Cyril Davies

Personal information
- Date of birth: 7 September 1948 (age 78)
- Place of birth: Swansea, Wales
- Height: 1.70 m (5 ft 7 in)
- Position: Midfielder

Senior career*
- Years: Team / Apps / (Gls)
- 1966–1968: Swansea Town / 0 / (0)
- 1968–1969: Carlisle United / 2 / (0)
- 1969–1970: Yeovil Town / ? / (?)
- 1970–1973: Charlton Athletic / 76 / (5)
- 1974–1975: Tonbridge Angels / ? / (?)
- Total:  / 78 / (5)

International career
- Wales U23 / 4 / (0)
- 1971: Wales / 1 / (0)

= Cyril Davies (footballer) =

Welsh footballer

Cyril Davies (born 7 September 1948) is a Welsh international footballer who played as a midfielder in the English Football League.

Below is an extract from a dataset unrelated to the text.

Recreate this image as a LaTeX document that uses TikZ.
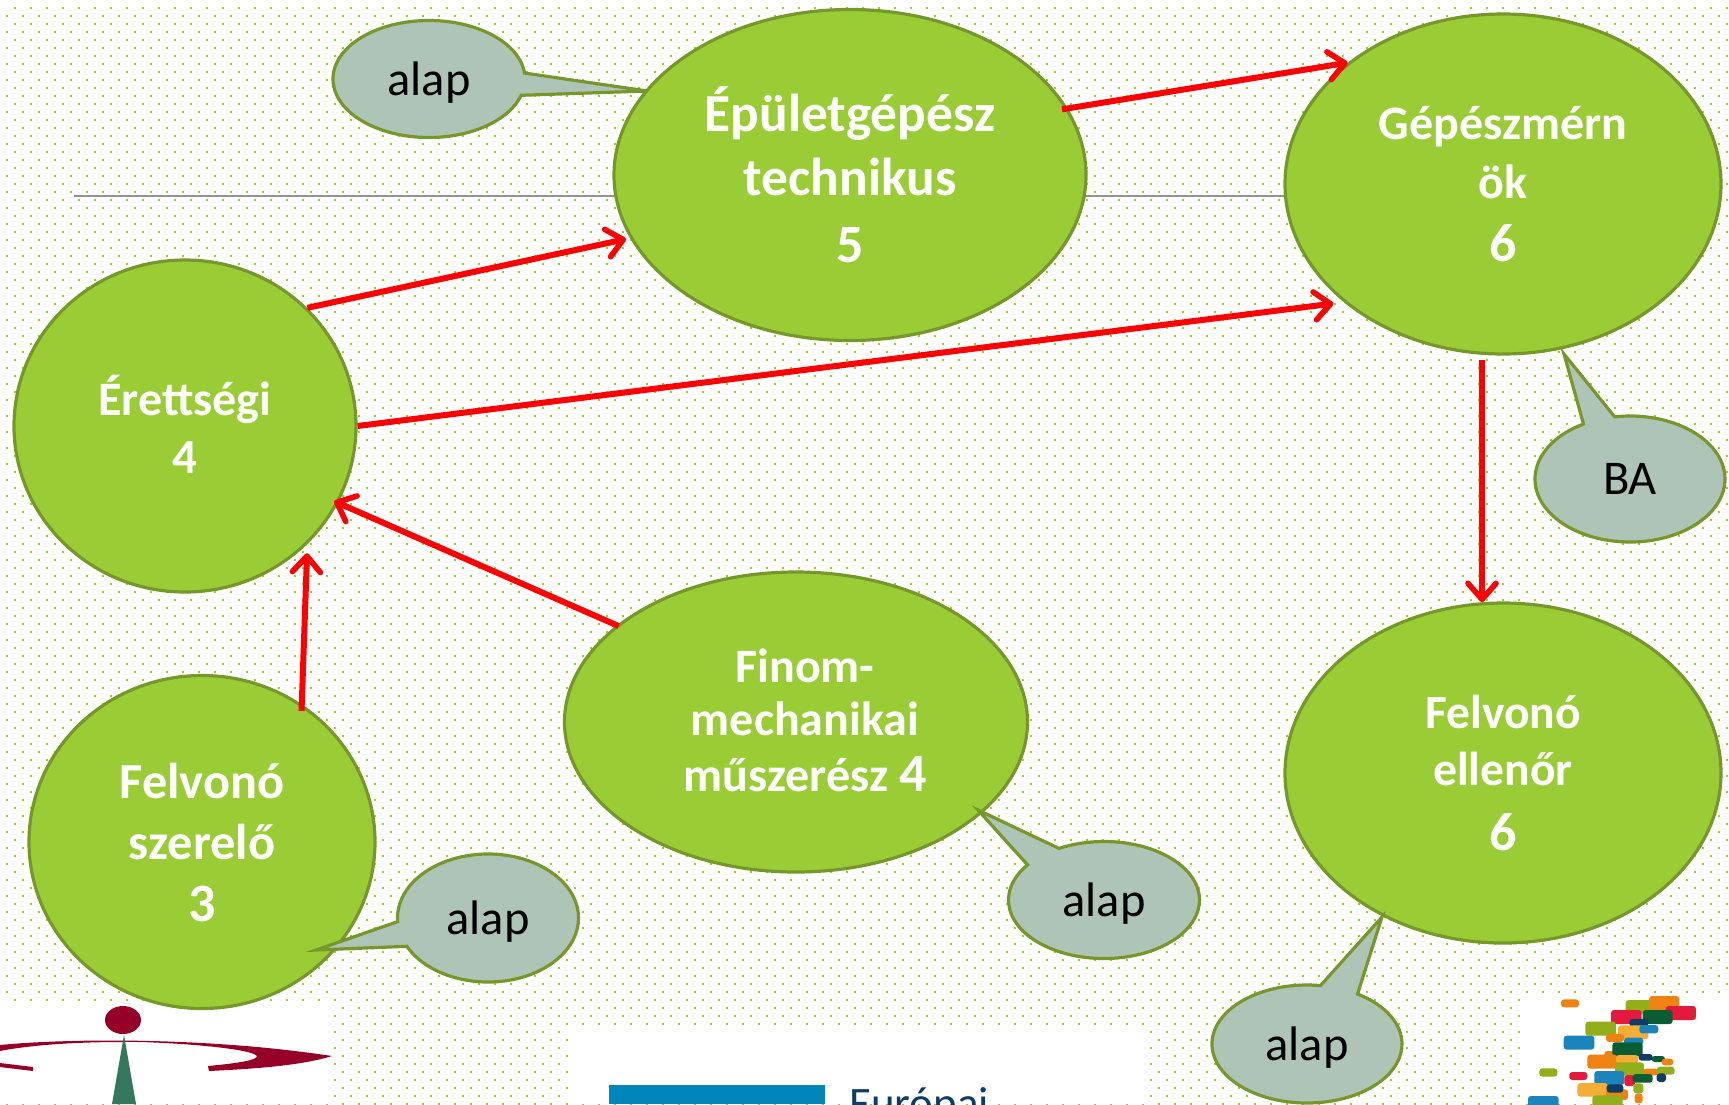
\documentclass[tikz,border=0pt]{standalone}
\usepackage{fontspec}
\setmainfont{Carlito}
\usetikzlibrary{shapes.geometric,shapes.callouts,arrows.meta}
\definecolor{leaf}{HTML}{9ACD35}
\definecolor{edge}{HTML}{76982A}
\definecolor{bub}{HTML}{AEC4B6}
\definecolor{wine}{HTML}{960028}
\definecolor{teal2}{HTML}{33775F}
\definecolor{eub}{HTML}{0086BA}
\definecolor{lgO}{HTML}{EE8212}
\definecolor{lgL}{HTML}{93AE1B}
\definecolor{lgR}{HTML}{E31A3C}
\definecolor{lgG}{HTML}{0A5C32}
\definecolor{lgN}{HTML}{0F3C66}
\definecolor{lgY}{HTML}{F4AE35}
\definecolor{lgB}{HTML}{1C84BD}
\tikzset{
  big/.style={ellipse,draw=edge,fill=leaf,line width=3.2pt,inner sep=0pt,align=center,text=white},
  bubble/.style={ellipse callout,draw=edge,fill=bub,line width=3.2pt,inner sep=0pt,text=black,font=\fontsize{48.5}{54}\selectfont},
  flow/.style={draw=red,line width=6pt,-{Straight Barb[length=16pt,width=28pt,line width=5.6pt,round]}},
  lg/.style={rounded corners=3pt}
}
\newcommand{\lr}[5]{\fill[lg,#5] (#1,#2) rectangle (#3,#4);}
\newcommand{\dg}[1]{{\fontsize{54}{60}\selectfont #1}}
\newcommand{\up}[2]{\raisebox{#1pt}{#2}}
\begin{document}
\begin{tikzpicture}[x=1pt,y=-1pt]
\useasboundingbox (0,0) rectangle (1729,1104);
\clip (0,0) rectangle (1729,1104);
\fill[white] (0,0) rectangle (1729,1104);
% dotted background
\foreach \r in {0,...,69}{
  \draw[leaf,line width=2pt,dash pattern=on 2pt off 14pt,dash phase=2pt] (0,{\r*16+7.5}) -- (1729,{\r*16+7.5});
  \draw[leaf,line width=2pt,dash pattern=on 2pt off 14pt,dash phase=10pt] (0,{\r*16+15.5}) -- (1729,{\r*16+15.5});
}
% logo backgrounds
\fill[white] (0,1006) rectangle (333,1104);
\fill[white] (571,1028) rectangle (1147,1104);
\fill[white] (1522,996) rectangle (1729,1104);
% left logo
\fill[wine] (123,1020) ellipse (18pt and 14pt);
\fill[wine] (0,1045) .. controls (60,1039) and (200,1036) .. (332,1056) .. controls (300,1066) and (250,1069) .. (209,1071) -- (208,1066) .. controls (240,1063) and (257,1060) .. (257,1056) .. controls (250,1047) and (150,1041) .. (123,1042) .. controls (60,1042) and (20,1047) .. (0,1051) -- cycle;
\fill[wine] (0,1063) -- (33,1067) -- (33,1071) -- (0,1067) -- cycle;
\fill[teal2] (124,1035) -- (136,1104) -- (112,1104) -- cycle;
% middle logo
\fill[eub] (609,1085) rectangle (825,1104);
\node[anchor=base west,inner sep=0pt,text=lgN,font=\fontsize{45}{50}\selectfont] (eu) at (849,1118) {Európai};
% right logo
\begin{scope}[shift={(1480,970)},x=0.3333pt,y=-0.3333pt]
\lr{243}{88}{297}{112}{lgO}
\lr{437}{90}{530}{130}{lgL}
\lr{507}{78}{598}{122}{lgO}
\lr{393}{120}{485}{162}{lgR}
\lr{557}{108}{648}{150}{lgR}
\lr{488}{120}{578}{162}{lgG}
\lr{448}{147}{505}{170}{lgN}
\lr{316}{155}{408}{197}{lgL}
\lr{414}{166}{505}{208}{lgY}
\lr{478}{165}{535}{190}{lgB}
\lr{378}{192}{432}{216}{lgO}
\lr{251}{197}{343}{239}{lgB}
\lr{432}{203}{490}{225}{lgB}
\lr{373}{243}{408}{280}{lgO}
\lr{397}{217}{488}{259}{lgG}
\lr{322}{254}{412}{296}{lgO}
\lr{408}{255}{475}{280}{lgY}
\lr{476}{252}{518}{272}{lgN}
\lr{515}{258}{555}{276}{lgG}
\lr{545}{266}{580}{286}{lgO}
\lr{405}{277}{492}{317}{lgL}
\lr{490}{296}{535}{316}{lgO}
\lr{530}{290}{584}{314}{lgL}
\lr{178}{295}{232}{320}{lgL}
\lr{268}{306}{322}{330}{lgR}
\lr{343}{303}{433}{345}{lgB}
\lr{433}{315}{465}{348}{lgR}
\lr{458}{312}{518}{338}{lgG}
\lr{530}{310}{558}{336}{lgN}
\lr{292}{339}{383}{380}{lgY}
\lr{378}{358}{444}{390}{lgO}
\lr{380}{343}{430}{368}{lgN}
\lr{460}{340}{490}{370}{lgL}
\lr{464}{370}{488}{400}{lgO}
\lr{144}{378}{236}{420}{lgB}
\lr{337}{376}{428}{418}{lgL}
\end{scope}
% thin rule
\coordinate (ruleL) at (74,196);
\coordinate (ruleR) at (1400,196);
\draw[gray!85,line width=1.2pt] (ruleL) -- (ruleR);
% main ellipses
\node[big,minimum width=472pt,minimum height=331pt,font=\bfseries\fontsize{53.4}{64}\selectfont] (ep) at (850,175) {\up{4}{Épületgépész}\\\up{4}{technikus}\\\up{1}{\dg{5}}};
\node[big,minimum width=436pt,minimum height=340pt,font=\bfseries\fontsize{48}{60}\selectfont] (gm) at (1503,184) {\up{1}{Gépészmérn}\\\up{2}{ök}\\\up{-1}{\dg{6}}};
\node[big,minimum width=342pt,minimum height=332pt,font=\bfseries\fontsize{48}{56}\selectfont] (er) at (185,426) {\up{6}{Érettségi}\\\up{4}{\fontsize{49}{56}\selectfont 4}};
\node[big,minimum width=346pt,minimum height=333pt,font=\bfseries\fontsize{50.4}{61}\selectfont] (fs) at (202,842) {\up{1}{Felvonó}\\\up{1}{szerelő}\\\dg{3}};
\node[big,minimum width=463pt,minimum height=300pt,font=\bfseries\fontsize{48}{54}\selectfont] (fi) at (796,722) {\hspace*{18pt}\up{5}{Finom-}\\\hspace*{18pt}\up{6}{mechanikai}\\\hspace*{18pt}\up{4}{műszerész \dg{4}}};
\node[big,minimum width=436pt,minimum height=340pt,font=\bfseries\fontsize{47.6}{59}\selectfont] (fe) at (1503,773) {\up{1}{Felvonó}\\\up{3}{ellenőr}\\\up{-3}{\dg{6}}};
% callouts
\node[bubble,text depth=0pt,callout pointer arc=22,minimum width=192pt,minimum height=117pt,callout absolute pointer={(647,91)}] (b1) at (429,79) {alap};
\node[bubble,callout pointer arc=20,minimum width=190pt,minimum height=126pt,callout absolute pointer={(1564,354)}] (b2) at (1630,479) {BA};
\node[bubble,text depth=0pt,callout pointer arc=25,minimum width=191pt,minimum height=117pt,callout absolute pointer={(978,810)}] (b3) at (1104,900) {alap};
\node[bubble,text depth=0pt,callout pointer arc=23,minimum width=181pt,minimum height=128pt,callout absolute pointer={(316,950)}] (b4) at (488,918) {alap};
\node[bubble,text depth=0pt,callout pointer arc=24,minimum width=190pt,minimum height=118pt,callout absolute pointer={(1382,917)}] (b5) at (1307,1044) {alap};
% arrows
\draw[flow,shorten <=-6pt] (ep.17) -- (gm.142);
\draw[flow] (er.44) -- ([xshift=-4pt,yshift=-1pt]ep.196);
\draw[flow] (er.0) -- ([xshift=-6pt,yshift=-5pt]gm.215);
\draw[flow,shorten <=5pt] (gm.263) -- (fe.97);
\draw[flow] ([xshift=3pt]fi.152) -- ([xshift=-5pt]er.-26);
\draw[flow] ([xshift=-3pt,yshift=-5pt]fs.53) -- ([xshift=4pt,yshift=-5pt]er.-46);
\end{tikzpicture}
\end{document}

After dropping out of the football league, Davies starred for Yeovil Town in the FA Cup which brought him to the attention of Charlton Athletic. His professional career was ended by a knee injury at age 25 and he returned to amateur football.

==International career==
Davies made his solitary Wales appearance in a Euro 1972 qualifying match in Bucharest against Romania. He came on at half time as a replacement for Mick Hill, who was winning his second cap. Neither player represented their country again.